David Crowe · 4 min read
governance tool-calling mcp architecture

When you build an agent with LangGraph, CrewAI, AutoGen, or Mastra, the framework gives you a way to gatekeep the server — an API key, maybe an auth middleware on the endpoint. What it doesn’t give you is governance of the thing that actually does the work: the tool call. The agent decides, at runtime, to call crm.lookup(customerId) or db.query(sql) or refund.issue(amount) — and nothing stands between that decision and the effect.

That’s the gap. Authenticating the request tells you a human started a session. It tells you nothing about whether this agent, acting for this user, should be allowed to issue that specific tool call right now. Governing tool calls means putting a deterministic decision — allow, deny, or redact — in front of every invocation, before it runs.

Here’s how to do it properly, and where it’s actually sound.

Why the framework’s auth isn’t tool-call governance

Frameworks authenticate at the edge and then trust everything downstream. Once the agent is running, its tools execute with one shared backend credential, and the framework has no notion of “the intern’s agent may read the CRM but not issue refunds; the CFO’s agent may do both.” Per-user, per-tool policy isn’t a feature any agent framework ships — it punts that to “your application code.”

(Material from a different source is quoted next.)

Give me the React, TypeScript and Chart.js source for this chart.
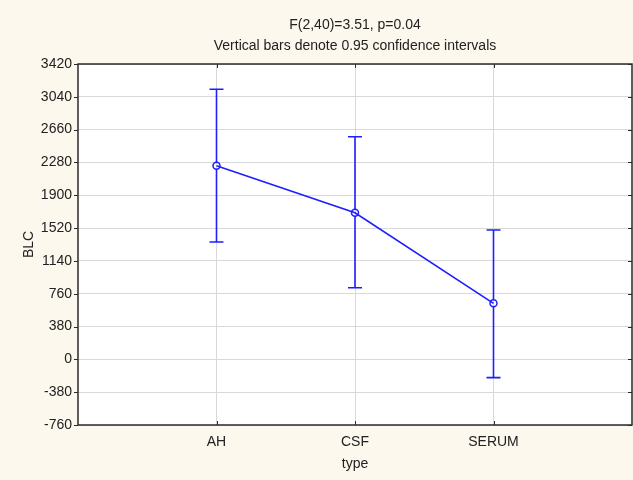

So the real questions a production agent raises are:

  • Identity: which verified end user is this tool call acting for — not which service account?
  • Authorization: is this user allowed to invoke this tool, with these arguments, at this point in a delegation chain?
  • Cost & rate: is this call within the user’s budget and rate limits?
  • Audit: can you prove, later, exactly which user caused which tool call?

None of those are answerable if your only control is “the endpoint had a valid token.”

Governing the call: a deterministic gate, not a smart guess

The mechanism that works is boring on purpose: a deterministic check evaluated before the tool runs. It is code, not a model — it returns allow / deny / redact based on the verified user’s identity, the policy, scopes, rate, and budget. The agent’s reasoning is irrelevant to it; a deny is a deny no matter how the model talks itself into the call.

There are three places to put that gate, and they trade off coverage:

  1. Wrap the tool — decorate each tool’s handler so the policy check runs first. Complete for the typed tools you wrap; one decorator per agent. This is the usual path for LangGraph/CrewAI/AutoGen/Mastra.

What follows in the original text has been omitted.